07-01-2013 06:04 PM
The ARM Cortex-A9 Floating-Point Unit Technical Reference Manual states "The FPU is a VFPv3-D16 implementation of the ARMv7 floating-point architecture" (section 1.1, page 1-2)
UG585-ZYNQ-7000-TRM states "Dual Arm Cortex-A9 MPcore CPUs with ARM v7 ... NEON™ 128b SIMD coprocessor and VFPv3 per MPCore" (section 1.2.1, pae 31)
Which is it? The full VFPv3, in which case it is not stock Cortex-A9 or the standard VFPv3-D16?
It matters because the D16 has only 16 64-bit FPU registers whereas the full VFPv3 has 64 64-bit FPU registers.
gcc takes the mfpu argument as -mfpu=vfpv3 or -mfpu=vfpv3-d16 and I need to know which one to give it.
d16 seems to be the safe bet as code will never be generated for registers 17 through 32, but I don't want to give up on rescources that actually exists.
07-03-2013 04:55 AM
There's also the option "-mfpu=neon" (yes, the neon is also a, which is what I guess most people are using for the ARM9, so I suspect that yields the best performance.
07-03-2013 05:15 AM
Hmm, I didn't mean to post it like that.
Anyway, I've been using "-mfpu=neon" for ages now on the Zynq, and from the documentation I gathered that this option implies "-mfpu=vfpv3", so the simple answer to your question appears to be that the ARM on the Zynq has a "full" VFPv3 implementation.
07-03-2013 06:34 AM
(mfpu=neon) != (mfpu=vfp|vfpv3|...) The neon engine and the VFP unit are different hardware units with different microcode. the neon engine is only capable of floating point calculations while the VFP can do doubles. There is a flag mpfu=neon-vfpv3 (or something like that) that is supposed to enable both, though I am not sure if gcc really does much with that at the moment.
07-03-2013 06:37 AM
07-04-2013 05:32 AM
With "-mfpu=neon" the GCC compiler will also generate VFPv3 floating point code. It won't actually use NEON instructions unless you also compile with -O3 (or with the vectorize option) and-funsafe-math-optimizationsbecause the NEON FPU does not comply with the complete standard.
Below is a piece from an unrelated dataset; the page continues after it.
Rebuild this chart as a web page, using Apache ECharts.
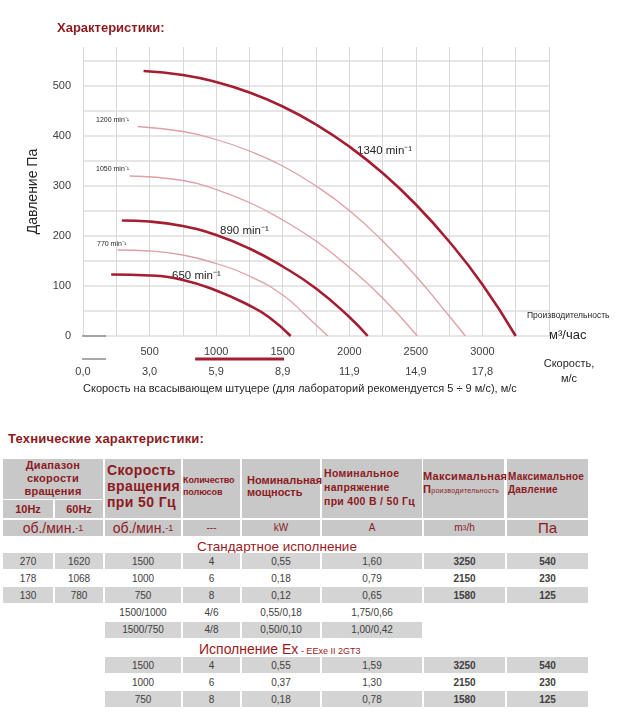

The NEON is not related to the VFP at all, but apparently you cannot buy an ARM with NEON but without the VFP, or something to that effect.
If you don't have any FP calculations that are single precision and can be vectorized, there is no difference in output between -mfpu=neon and -mfpu=vfpv3.
If you want to be sure, compile with the -S option to see the assembly output. The VFD instructions usually start with "F".
08-11-2014 10:08 AM
It does look like the full VFPv3 is implemented. In section 3.2.7, the TRM mentions...
Large, shared register file, addressable as:
° Thirty-two 32-bit S (single) registers
° Thirty-two 64-bit D (double) registers
... which implies that it's the full VFPv3 implementation.